Second – we actually use less than 50% of our brain power regardless of task. This is because different parts of the brain are required, depending on the type of task we’re performing.
Third – Neuroplasticity tells us that our most important asset, our brain, can be upgraded. We do, indeed, have the ability to “upgrade” our brains. We can literally become smarter and healthier by rewiring our brain.
Now, how you go about “upgrading” your brain is where there’s likely many approaches. Here’s how I see mental models as the perfect tool for the upgrading the network that is your brain…
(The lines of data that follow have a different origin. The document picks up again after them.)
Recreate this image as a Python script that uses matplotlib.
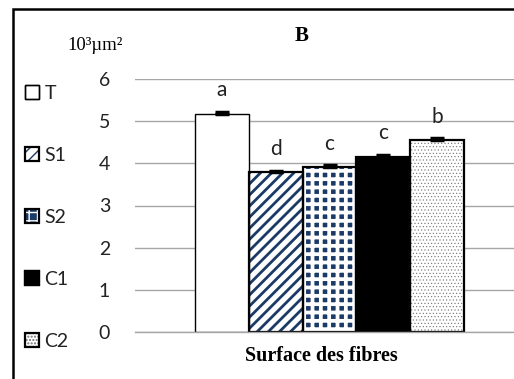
import matplotlib
matplotlib.use('Agg')
import matplotlib.pyplot as plt
from matplotlib.patches import Rectangle, Patch
from matplotlib.legend_handler import HandlerTuple

categories = ['T', 'S1', 'S2', 'C1', 'C2']
values = [5.17, 3.79, 3.91, 4.15, 4.55]
errors = [0.04, 0.04, 0.04, 0.04, 0.05]
letters = ['a', 'd', 'c', 'c', 'b']
yticks = [0, 1, 2, 3, 4, 5, 6]

NAVY = '#1B3A66'
face = ['white', 'white', NAVY, 'black', 'white']
hatches = [None, '///', '++', None, '.....']
hatch_colors = ['black', NAVY, 'white', 'black', '#707070']
hatch_lw = [1.0, 2.0, 2.7, 1.0, 0.4]
edge_lw = [1.0, 1.6, 1.6, 1.6, 1.6]

W, H = 514, 379
fig = plt.figure(figsize=(W / 100, H / 100), dpi=100)
ax = fig.add_axes([135 / W, 47 / H, (524 - 135) / W, (332 - 79) / H])

x = list(range(len(categories)))
ax.set_xlim(-1.615, 5.615)
ax.set_ylim(0, 6)
ax.set_yticks(yticks)
ax.set_xticks([])
ax.yaxis.grid(True, color='#A6A6A6', linewidth=1.0)
ax.set_axisbelow(True)
for s in ['top', 'right', 'left']:
    ax.spines[s].set_visible(False)
ax.spines['bottom'].set_color('#A6A6A6')
ax.spines['bottom'].set_linewidth(1.0)
ax.tick_params(axis='y', length=0, pad=18, labelsize=14, labelcolor='#222222')
for lab in ax.get_yticklabels():
    lab.set_fontfamily('Lato')

handles = []
fill_bars = ax.bar(x, values, width=1.0, color=face, linewidth=0)
for i, b in enumerate(fill_bars):
    if hatches[i]:
        b.set_hatch(hatches[i])
        b.set_edgecolor(hatch_colors[i])
        b.set_linewidth(0)
        if hasattr(b, 'set_hatch_linewidth'):
            b.set_hatch_linewidth(hatch_lw[i])
outline = ax.bar(x, values, width=1.0, fill=False, edgecolor='black', linewidth=edge_lw)

ax.errorbar(x, values, yerr=[[0] * len(values), errors], fmt='none', ecolor='black',
            elinewidth=2.5, capsize=5, capthick=2.5)

for xi, v, e, l in zip(x, values, errors, letters):
    ax.annotate(l, (xi, v), xytext=(0, 17), textcoords='offset points', ha='center',
                va='center', fontsize=15, family='Lato', color='#222222')

for i, c in enumerate(categories):
    p1 = Patch(facecolor=face[i], edgecolor=hatch_colors[i] if hatches[i] else 'black',
               hatch=hatches[i], linewidth=0 if hatches[i] else edge_lw[i])
    p2 = Patch(fill=False, edgecolor='black', linewidth=edge_lw[i])
    handles.append((p1, p2))

leg = fig.legend(handles, categories, loc='upper left', bbox_to_anchor=(25 / W, 1 - 85 / H),
                 frameon=False, borderaxespad=0, borderpad=0, handlelength=0.7,
                 handleheight=0.7, handletextpad=0.3, labelspacing=2.31,
                 prop={'family': 'Lato', 'size': 14},
                 handler_map={tuple: HandlerTuple(ndivide=1)})
for t in leg.get_texts():
    t.set_color('#222222')

fig.text(95 / W, 1 - 45 / H, '10³µm²', ha='center', va='center',
         family='Liberation Serif', fontsize=13.5)
fig.text(302 / W, 1 - 36 / H, 'B', ha='center', va='center',
         family='Liberation Serif', fontweight='bold', fontsize=15)
fig.text(321 / W, 1 - 356 / H, 'Surface des fibres', ha='center', va='center',
         family='Liberation Serif', fontweight='bold', fontsize=14.5)

fig.add_artist(Rectangle((13 / W, -0.1), 1.2, 1.1 - 9 / H, transform=fig.transFigure,
                         fill=False, edgecolor='black', linewidth=1.8))

fig.savefig('out.png', dpi=100)
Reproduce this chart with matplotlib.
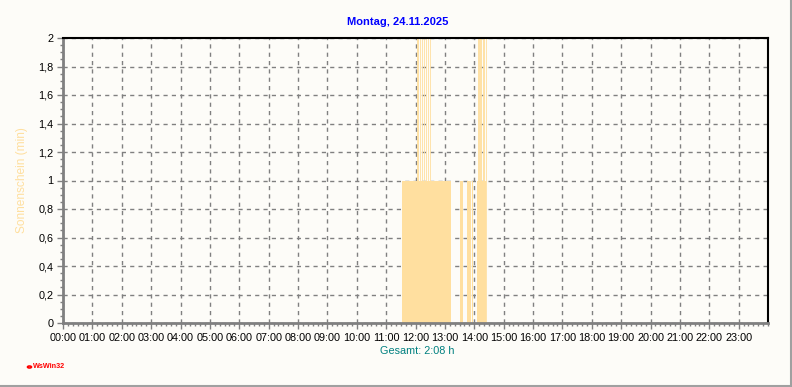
import matplotlib
matplotlib.use("Agg")
import matplotlib.pyplot as plt
from matplotlib.ticker import MultipleLocator, FixedLocator
from matplotlib.lines import Line2D

plt.rcParams['font.family'] = ['Liberation Sans', 'DejaVu Sans']

# Sunshine blocks (start "HH:MM", end "HH:MM", minutes of sunshine per minute)
block_start = ["11:33", "13:30", "13:45", "13:55", "14:05"]
block_end   = ["13:12", "13:36", "13:53", "13:57", "14:25"]
block_value = [1, 1, 1, 1, 1]

# Single minutes with value 2
spike_times = ["12:04", "12:09", "12:13", "12:17", "12:21", "12:25", "12:29",
               "14:08", "14:12", "14:18", "14:24"]
spike_value = [2] * len(spike_times)

hour_labels = [f"{h:02d}:00" for h in range(24)]
y_ticks = [0, 0.2, 0.4, 0.6, 0.8, 1, 1.2, 1.4, 1.6, 1.8, 2]
y_tick_labels = ["0", "0,2", "0,4", "0,6", "0,8", "1", "1,2", "1,4", "1,6", "1,8", "2"]

title = "Montag, 24.11.2025"
ylabel = "Sonnenschein (min)"
total_text = "Gesamt: 2:08 h"

def to_h(s):
    h, m = s.split(":")
    return int(h) + int(m) / 60.0

bg = "#FDFCF8"
bar_col = "#FFDF9F"

fig = plt.figure(figsize=(7.92, 3.87), dpi=100, facecolor=bg)
ax = fig.add_axes([63/792, 1-323/387, (768-63)/792, (323-38)/387])
ax.set_facecolor(bg)

for s, e, v in zip(block_start, block_end, block_value):
    ax.bar(to_h(s), v, width=to_h(e) - to_h(s), align='edge', color=bar_col,
           linewidth=0, zorder=2)
for t, v in zip(spike_times, spike_value):
    ax.bar(to_h(t), v, width=1/60, align='edge', color=bar_col,
           edgecolor=bar_col, linewidth=0.6, zorder=2)

ax.set_xlim(0, 24)
ax.set_ylim(0, 2)
ax.xaxis.set_major_locator(FixedLocator(range(24)))
ax.set_xticklabels(hour_labels)
ax.xaxis.set_minor_locator(MultipleLocator(1/6))
ax.set_yticks(y_ticks)
ax.set_yticklabels(y_tick_labels)
ax.yaxis.set_minor_locator(MultipleLocator(0.05))

ax.tick_params(axis='both', which='major', labelsize=7.8, length=4, width=1,
               color='#808080', direction='out', pad=3)
ax.tick_params(axis='both', which='minor', length=2.5, width=1, color='#808080',
               direction='out')

ax.grid(True, which='major', color='#808080', linestyle=(0, (3, 3)),
        linewidth=1, zorder=1)
ax.set_axisbelow(True)

for side in ('left', 'bottom'):
    ax.spines[side].set_color('#808080')
    ax.spines[side].set_linewidth(2)
for side in ('top', 'right'):
    ax.spines[side].set_color('black')
    ax.spines[side].set_linewidth(1.5)

ax.set_ylabel(ylabel, color=bar_col, fontsize=8.6, labelpad=7)

fig.text(398/792, 1-22/387, title, color='#0000FF', fontsize=8,
         fontweight='bold', ha='center', va='center')
fig.text(417/792, 1-351/387, total_text, color='#008080', fontsize=7.8,
         ha='center', va='center')
fig.text(33/792, 1-367/387, "WsWin32", color='#FF0000', fontsize=5.2,
         fontweight='bold', ha='left', va='center')
fig.patches.append(matplotlib.patches.Circle((29.5/792, 1-367/387), 0.0025,
                   transform=fig.transFigure, facecolor='none',
                   edgecolor='#FF0000', linewidth=1.2))

# figure frame on right and bottom
fig.add_artist(Line2D([0, 790.5/792], [1-385.5/387]*2, transform=fig.transFigure,
                      color='#A0A0A0', linewidth=1.5))
fig.add_artist(Line2D([790.5/792]*2, [1-385.5/387, 1], transform=fig.transFigure,
                      color='#A0A0A0', linewidth=1.5))

fig.savefig("out.png", dpi=100, facecolor=bg)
I like to think of mental models in relation to books that you’ve read. While it’s not an apples to apples comparison, if you think of a book shelf with unlimited room for books, that’s your brain. The rules are that you can only add a book to the shelf once you’ve read it. The more books on the shelf, the more knowledge you’ve acquired and the more experiential learning you can hang on that knowledge or use to “connect the dots”.
Well, because you’re brain is the same damn thing as a network, think of the books as nodes in a network. The brain has millions of pathways that probably never fire or connect to nodes in its other regions. Mental Models become your opportunity to add nodes to the network, and as you continue to acquire mental models, the connections your brain can make become much more valuable.
Think about it in terms of Metcalfe’s Law – which says that the value of any network goes up exponentially for every new user on the network – it’s been used to value the internet and new social networks like Facebook.
So, if you want to increase the value of the network that is your brain, add more nodes or users to that network. The nodes are mental models. Boom.